For longer trips we generally follow vies verdes / rails to trails type routes and getting from A to B is straight forward. We don't always have time for those kind of trips though. So sometimes on the weekend we do an overnight camping trip, often in combination with a short train ride. For these we usually have to make our own route, for at least part of the journey.
With a car (or a cycle path in the Netherlands!) you get on the road, follow the signs, and don't worry about anything stopping you. Bridges and underpasses help you across rivers, freeways, and train tracks no problem.
Unfortunately on a bike—especially if you are trying to avoid sharing a busy road with cars—that isn't always the case.

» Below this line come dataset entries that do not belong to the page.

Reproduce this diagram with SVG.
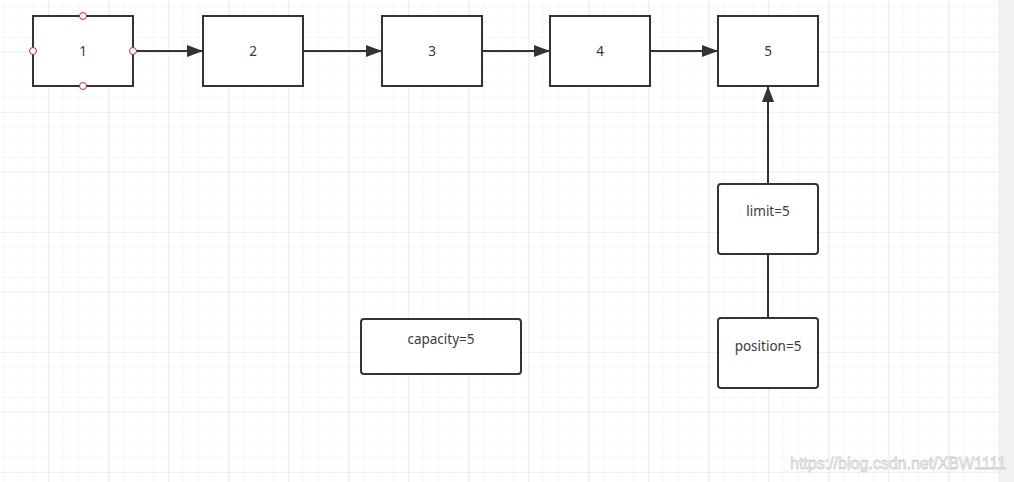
<svg xmlns="http://www.w3.org/2000/svg" width="1014" height="482" viewBox="0 0 1014 482">
<defs>
<pattern id="minor" x="3.3" y="6.7" width="15" height="15" patternUnits="userSpaceOnUse">
<path d="M0 0H15M0 0V15" fill="none" stroke="#f0f0f0" stroke-width="1"/>
</pattern>
<pattern id="major" x="48.3" y="51.7" width="60" height="60" patternUnits="userSpaceOnUse">
<path d="M0 0H60M0 0V60" fill="none" stroke="#e2e2e2" stroke-width="1"/>
</pattern>
<marker id="arr" markerWidth="16" markerHeight="12" viewBox="0 0 16 12" refX="16" refY="6" orient="auto" markerUnits="userSpaceOnUse">
<path d="M0 0L16 6L0 12Z" fill="#333"/>
</marker>
</defs>
<style>
.box{fill:#fff;stroke:#333;stroke-width:2}
.lbl{font-family:"Noto Sans","Open Sans",sans-serif;font-size:13.5px;fill:#3a3a3a;text-anchor:middle;dominant-baseline:central}
.edge{fill:none;stroke:#333;stroke-width:2}
.pt{fill:#fff;stroke:#a33;stroke-width:1}
</style>
<rect width="1014" height="482" fill="#fff"/>
<rect width="998" height="482" fill="url(#minor)"/>
<rect width="998" height="482" fill="url(#major)"/>
<rect x="998" y="0" width="16" height="482" fill="#f1f1f1"/>
<g id="connectors">
<path class="edge" d="M133 51H203" marker-end="url(#arr)"/>
<path class="edge" d="M303 51H382" marker-end="url(#arr)"/>
<path class="edge" d="M482 51H550" marker-end="url(#arr)"/>
<path class="edge" d="M650 51H718" marker-end="url(#arr)"/>
<path class="edge" d="M768 184V86" marker-end="url(#arr)"/>
<path class="edge" d="M768 254V318"/>
</g>
<g id="n1"><rect class="box" x="33" y="16" width="100" height="70"/><text class="lbl" x="83" y="51">1</text>
<circle class="pt" cx="83" cy="16" r="3.5"/><circle class="pt" cx="33" cy="51" r="3.5"/><circle class="pt" cx="133" cy="51" r="3.5"/><circle class="pt" cx="83" cy="86" r="3.5"/></g>
<g id="n2"><rect class="box" x="203" y="16" width="100" height="70"/><text class="lbl" x="253" y="51">2</text></g>
<g id="n3"><rect class="box" x="382" y="16" width="100" height="70"/><text class="lbl" x="432" y="51">3</text></g>
<g id="n4"><rect class="box" x="550" y="16" width="100" height="70"/><text class="lbl" x="600" y="51">4</text></g>
<g id="n5"><rect class="box" x="718" y="16" width="100" height="70"/><text class="lbl" x="768" y="51">5</text></g>
<g id="limit"><rect class="box" x="718" y="184" width="100" height="70" rx="3"/><text class="lbl" x="768" y="211">limit=5</text></g>
<g id="position"><rect class="box" x="718" y="318" width="100" height="70" rx="3"/><text class="lbl" x="768" y="346">position=5</text></g>
<g id="capacity"><rect class="box" x="361" y="319" width="160" height="55" rx="3"/><text class="lbl" x="441" y="339">capacity=5</text></g>
<text x="790" y="469" font-family="Liberation Sans, Arial, sans-serif" font-size="16" fill="#fff" stroke="#cfcfcf" stroke-width="0.8">https://blog.csdn.net/XBW1111</text>
</svg>
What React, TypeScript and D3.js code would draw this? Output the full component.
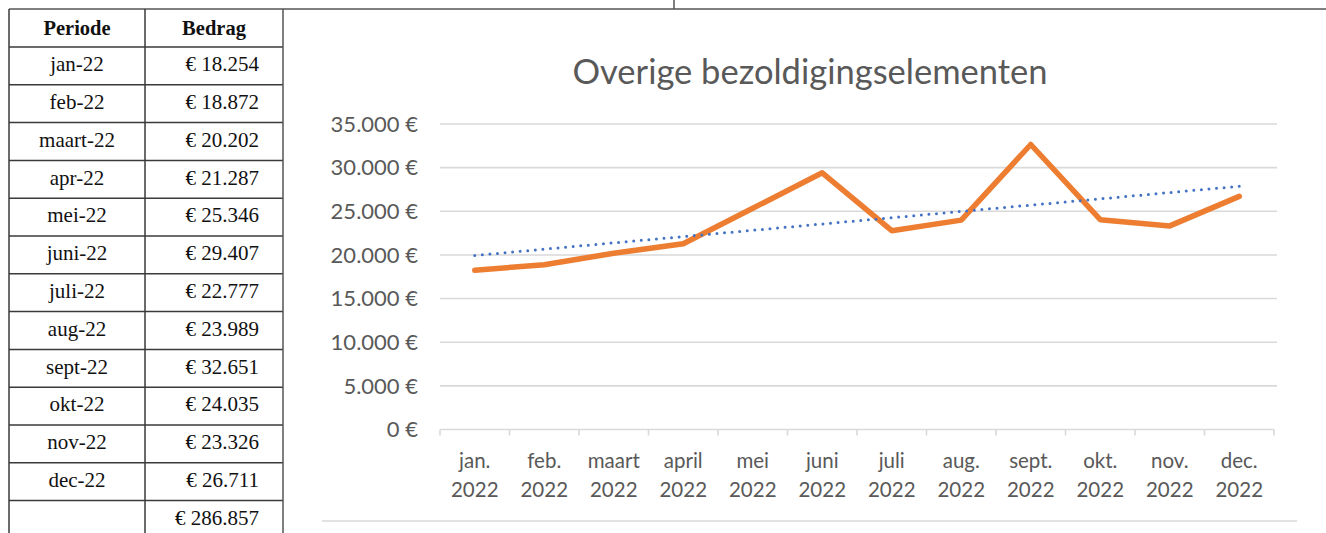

Plotting routes out of the city has made me acutely aware of the way landscape, rivers, freeways, and train tracks all interact with each other and the ways that they both connect and, often, divide, nearby communities. And even when you can cross by bicycle, where a car is usually allowed to take a straight flat connection you are often forced into detours and elevation changes that more closely hug the original geography of the land.
For example, going from La Llagosta to Mollet del Vallès. On the left bank of the Besòs river [a] there is either a path that is unsuitable for biking [b] or the BV-5001 [c], which is too busy for my taste (yes, I know lycra-bros do it all the time). On the right bank we have to figure out how to cross the Riera de Caldes [d], which shouldn't be too bad because it's pretty small and usually dry. Obviously we can't take the C-33, C-17, or any of the train tracks [e]. Carretera de Puigcerdà [f] looks promising. Except, it's actually the N-152z here (i.e. a freeway access road). It crosses the C-59 via an unpleasant looking overpass [g] with cars de/accelerating from/to freeway speeds. Doable but very far from ideal.
Except even a little bravery doesn't actually help! Going that way you'd be stuck on the wrong side of the C-17, and train tracks, because the only bikeable bridge [h] back across the Besòs isn't accessible from Mollet del Vallès except via either the freeway or a bunch of stairs. So if you want to keep going up the Besòs you would have to first take a detour into Parets de Valles and through Montmeló. Luckily there is an alternative. There is a weird little ford across the Caldes [i], with a path to it and everything, right by the train tracks. It works! I've taken the dotted path. (A whole other topic is my amazement at just how many random dirt access paths there are everywhere.) But, it's amazing how one mostly dry river bed and a whole bunch of infrastructure meant to connect stuff, divides these two towns.